Oct. 30—Andrews Osborne faces several challenges as it fields a side each fall in boys soccer.
Some may not even occur to the most hearty Northeast Ohioan.
This week, for example, as the Phoenix return to Division III regional competition for the second time in boys soccer in school history, Coach Drago Dumbovic had a conversation with one of his top players, senior midfielder Ishmael Mensah, that reinforced that fact.
"Ishmael, he's from Ghana," Dumbovic said. "He hasn't seen the snow before he came to America. So he goes, 'Coach, it's cold. It's cold.' I said, 'No it's not. Trust me.'"
According to the World Bank, the average temperature in Ghana, on the southern coast of northwest Africa, is around 82. Aiming for 82 is not an expectation in Northeast Ohio in the late fall.
Dumbovic himself joked he'd have to make a trip to the store to purchase hand warmers, with temperatures expected to dip below 40 at night this week.
Such adjustments are welcome, suffice it to say, as AOA takes on Kirtland in a D-III regional semifinal at 7 p.m. Nov. 1 at Ravenna.
The Phoenix are one win away from their deepest advancement in the postseason ever and also since rejoining the Ohio High School Athletic Association.
They do so, as is lauded every year, by bringing together a roster mostly comprised of players from abroad, far-away locales including Spain and, in Mensah's case, Ghana.
"It means everything," Dumbovic said. "A lot of these kids came in, and obviously they want to have good classes preparing for college. They want the experience, and part of the experience in our school is academic and sports. We really want them to succeed and go on, if they would to continue, in college."
But what adds to the degree of difficulty for AOA is not only does it field an internationally centric roster.

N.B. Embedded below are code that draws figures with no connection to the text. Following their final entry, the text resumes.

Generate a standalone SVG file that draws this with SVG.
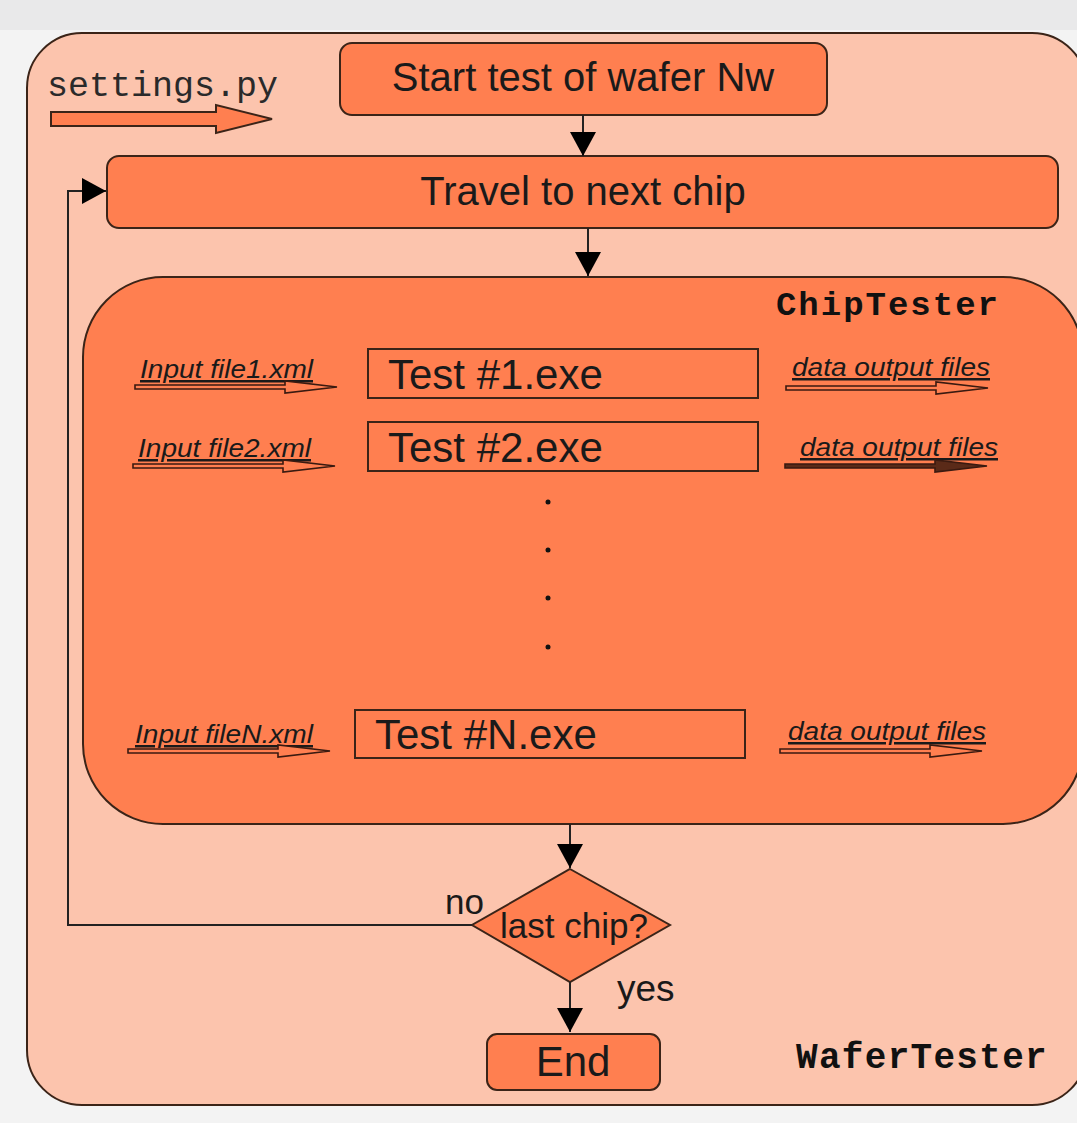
<svg xmlns="http://www.w3.org/2000/svg" width="1077" height="1123" viewBox="0 0 1077 1123">
<style>
.box{fill:#ff7f50;stroke:#3b2418;stroke-width:2}
.sans{font-family:"Liberation Sans",Arial,sans-serif;fill:#1a1a1a}
.mono{font-family:"Liberation Mono","DejaVu Sans Mono",monospace;font-weight:bold;fill:#111}
.lbl{font-family:"Liberation Sans",Arial,sans-serif;font-style:italic;font-size:25px;fill:#1a1a1a;text-decoration:underline}
.conn{fill:none;stroke:#222;stroke-width:2}
.thin{fill:#ff7f50;stroke:#3a1a10;stroke-width:1.6}
</style>
<defs>
<marker id="ahb" viewBox="0 0 24 26" markerWidth="24" markerHeight="26" refX="24" refY="13" orient="auto" markerUnits="userSpaceOnUse">
<path d="M0,0 L24,13 L0,26 Z" fill="#000"/>
</marker>
</defs>
<rect x="0" y="0" width="1077" height="1123" fill="#f3f3f3"/>
<rect x="0" y="0" width="1077" height="30" fill="#e9e9ea"/>

<g id="WaferTester">
<rect x="27" y="33" width="1060" height="1072" rx="55" fill="#fcc4ad" stroke="#3b2418" stroke-width="2"/>
<text class="mono" x="1048" y="1068" font-size="36" text-anchor="end" letter-spacing="1.3">WaferTester</text>
</g>

<g id="settings">
<text x="47" y="96" font-family="'Liberation Mono','DejaVu Sans Mono',monospace" font-size="35" fill="#2a2a2a">settings.py</text>
<polygon class="box" points="51,112 216,112 216,105 272,119 216,133 216,126 51,126"/>
</g>

<g id="start">
<rect class="box" x="340" y="43" width="487" height="72" rx="12"/>
<text class="sans" x="583" y="91" font-size="40" text-anchor="middle">Start test of wafer Nw</text>
</g>

<g id="travel">
<rect class="box" x="107" y="156" width="951" height="72" rx="12"/>
<text class="sans" x="583" y="205" font-size="40" text-anchor="middle">Travel to next chip</text>
</g>

<g id="ChipTester">
<rect class="box" x="83" y="277" width="1000" height="547" rx="80"/>
<text class="mono" x="1000" y="315" font-size="34" text-anchor="end" letter-spacing="2">ChipTester</text>
</g>

<g id="test1">
<rect class="box" x="368" y="349" width="390" height="49"/>
<text class="sans" x="388" y="389" font-size="42">Test #1.exe</text>
</g>
<g id="test2">
<rect class="box" x="368" y="422" width="390" height="49"/>
<text class="sans" x="388" y="462" font-size="42">Test #2.exe</text>
</g>
<g id="testN">
<rect class="box" x="355" y="710" width="390" height="48"/>
<text class="sans" x="375" y="749" font-size="42">Test #N.exe</text>
</g>

<g id="dots" fill="#111">
<circle cx="548" cy="502" r="2.5"/>
<circle cx="548" cy="550" r="2.5"/>
<circle cx="548" cy="598" r="2.5"/>
<circle cx="548" cy="647" r="2.5"/>
</g>

<g id="inputs">
<text class="lbl" x="140" y="378" textLength="173" lengthAdjust="spacingAndGlyphs">Input file1.xml</text>
<polygon class="thin" points="135,385 285,385 285,381 337,387 285,393 285,389 135,389"/>
<text class="lbl" x="138" y="457" textLength="173" lengthAdjust="spacingAndGlyphs">Input file2.xml</text>
<polygon class="thin" points="133,464 283,464 283,460 335,466 283,472 283,468 133,468"/>
<text class="lbl" x="135" y="743" textLength="178" lengthAdjust="spacingAndGlyphs">Input fileN.xml</text>
<polygon class="thin" points="128,749 278,749 278,745 330,751 278,757 278,753 128,753"/>
</g>

<g id="outputs">
<text class="lbl" x="792" y="376" textLength="198" lengthAdjust="spacingAndGlyphs">data output files</text>
<polygon class="thin" points="786,386 936,386 936,382 988,388 936,394 936,390 786,390"/>
<text class="lbl" x="800" y="456" textLength="198" lengthAdjust="spacingAndGlyphs">data output files</text>
<polygon class="thin" points="785,464 935,464 935,460 987,466 935,472 935,468 785,468" style="fill:#5a2a18"/>
<text class="lbl" x="788" y="740" textLength="198" lengthAdjust="spacingAndGlyphs">data output files</text>
<polygon class="thin" points="780,749 930,749 930,745 982,751 930,757 930,753 780,753"/>
</g>

<g id="decision">
<polygon class="box" points="570,869 670,925 570,982 472,925"/>
<text class="sans" x="574" y="938" font-size="35" text-anchor="middle">last chip?</text>
</g>

<g id="end">
<rect class="box" x="487" y="1034" width="173" height="56" rx="10"/>
<text class="sans" x="573" y="1076" font-size="42" text-anchor="middle">End</text>
</g>

<g id="connectors">
<line class="conn" x1="583" y1="115" x2="583" y2="156" marker-end="url(#ahb)"/>
<line class="conn" x1="588" y1="228" x2="588" y2="276" marker-end="url(#ahb)"/>
<line class="conn" x1="570" y1="824" x2="570" y2="868" marker-end="url(#ahb)"/>
<line class="conn" x1="570" y1="982" x2="570" y2="1032" marker-end="url(#ahb)"/>
<polyline class="conn" points="472,925 68,925 68,191 106,191" marker-end="url(#ahb)"/>
<text class="sans" x="445" y="914" font-size="35">no</text>
<text class="sans" x="617" y="1001" font-size="37">yes</text>
</g>
</svg>
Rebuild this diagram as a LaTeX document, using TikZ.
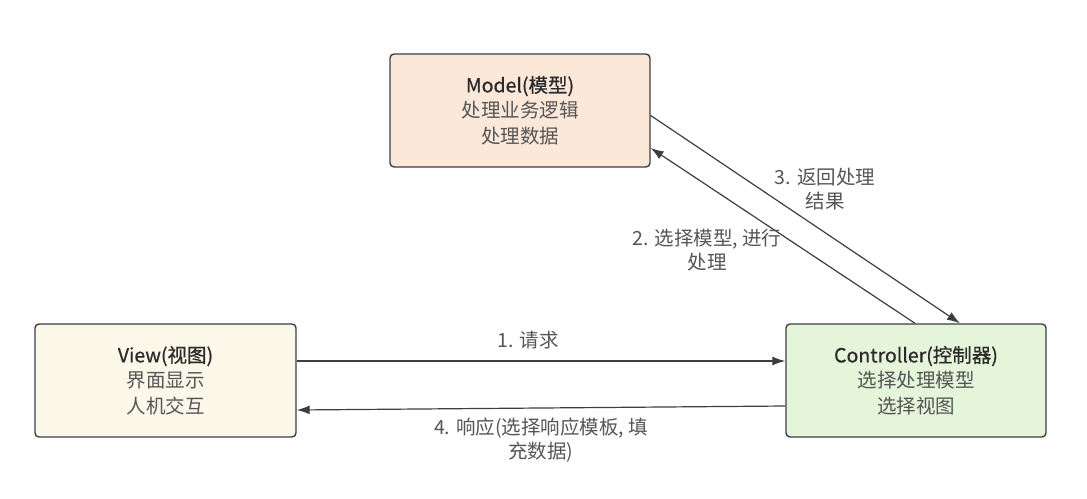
\documentclass[tikz,border=0pt]{standalone}
\usepackage{fontspec}
\setmainfont{Noto Sans CJK SC}
\newfontfamily\titlefont[FakeBold=0.7]{Noto Sans CJK SC}
\usetikzlibrary{arrows.meta,calc}
\definecolor{modelfill}{HTML}{FCE8D9}
\definecolor{viewfill}{HTML}{FBF7E9}
\definecolor{ctrlfill}{HTML}{E4F5DA}
\definecolor{edgegray}{HTML}{3B3F44}
\definecolor{txtgray}{HTML}{555555}
\definecolor{titlegray}{HTML}{2A2A2A}
\tikzset{
  box/.style={draw=edgegray, line width=1.4pt, rounded corners=4pt,
    minimum width=260pt, minimum height=113pt, align=center,
    text=txtgray, font=\fontsize{19.5}{25.5}\selectfont, inner sep=0pt},
  flow/.style={draw=edgegray, line width=1.2pt,
    -{Latex[length=13pt,width=9pt]}},
  lbl/.style={text=txtgray, font=\fontsize{19.5}{24}\selectfont, align=center, inner sep=0pt}
}
\newcommand{\ttl}[1]{{\titlefont\color{titlegray}#1}}
\begin{document}
\begin{tikzpicture}[x=1pt,y=-1pt]
\useasboundingbox (0,0) rectangle (1087,498);
\node[box, fill=modelfill] (model) at (520,110.5) {\ttl{Model(模型)}\\处理业务逻辑\\处理数据};
\node[box, fill=viewfill, minimum width=261pt] (view) at (165.5,380.5) {\ttl{View(视图)}\\界面显示\\人机交互};
\node[box, fill=ctrlfill] (ctrl) at (916,380.5) {\ttl{Controller(控制器)}\\选择处理模型\\选择视图};
% arrows
\draw[flow] ($(view.east)+(0,-19.5)$) -- ($(ctrl.west)+(0,-19.5)$);
\draw[flow] ($(ctrl.west)+(0,25.5)$) -- ($(view.east)+(0,29.5)$);
\draw[flow] ($(ctrl.north)+(-1,0)$) -- ($(model.east)+(0,37.5)$);
\draw[flow] ($(model.east)+(0,5)$) -- ($(ctrl.north)+(44,0)$);
% labels
\node[lbl] (l1) at (528,340) {1. 请求};
\node[lbl] (l4) at (541,440) {4. 响应(选择响应模板, 填\\充数据)};
\node[lbl] (l3) at (825,189) {3. 返回处理\\结果};
\node[lbl] (l2) at (707,250) {2. 选择模型, 进行\\处理};
\end{tikzpicture}
\end{document}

That roster does not come together until around Labor Day, leading to abbreviated training and acclimation time as well as a shortened regular-season match schedule.
"We start three weeks after everybody else," Dumbovic said. "For us, it's hard to create good chemistry and good discipline. How is our environment? Because at the end, that's going to win.
"It was very good for them to feel it and how playoffs are. Because in our season, we didn't have too many tough games. So (our district final was) one of the first games where they actually literally have to learn how to play as a player in the United States. It was very tough, very physical, very mental."
The Phoenix, through all of that, have navigated that journey well. They are 14-0-1 after that 3-1 D-III district final win over Hanoverton United, the lone blemish a 1-1 draw with Gilmour on Sept. 21.
The United match presented its own uphill climb. On a narrow pitch at Niles McKinley, AOA was unable to implement the width in the attack to which it is accustomed.
"We dominated the game, but they decided they were going to play good defense and try to score on the counterattack with (Maddox Andrea) their leading scorer," Dumbovic said. "They tried to get him the ball. He did score on us. Other than that, we did very well. We did double-team (Andrea), which we usually don't do.
"But that changed our strategy, because now we have one player extra to go on the attack. So we just want to make sure that player doesn't get any chances. Except for one, we took really good care of him. They were very physical. They were very disciplined. And it was hard to break them."
Andrews Osborne faces several challenges as it fields a side each fall in boys soccer.
But it can proudly say it is one of the 48 boys sides still standing in Ohio nonetheless, with aspiration to achieve more.
"They are working very, very hard," Dumbovic said. "And they're very passionate about it. This is a reward for their passion and hard work."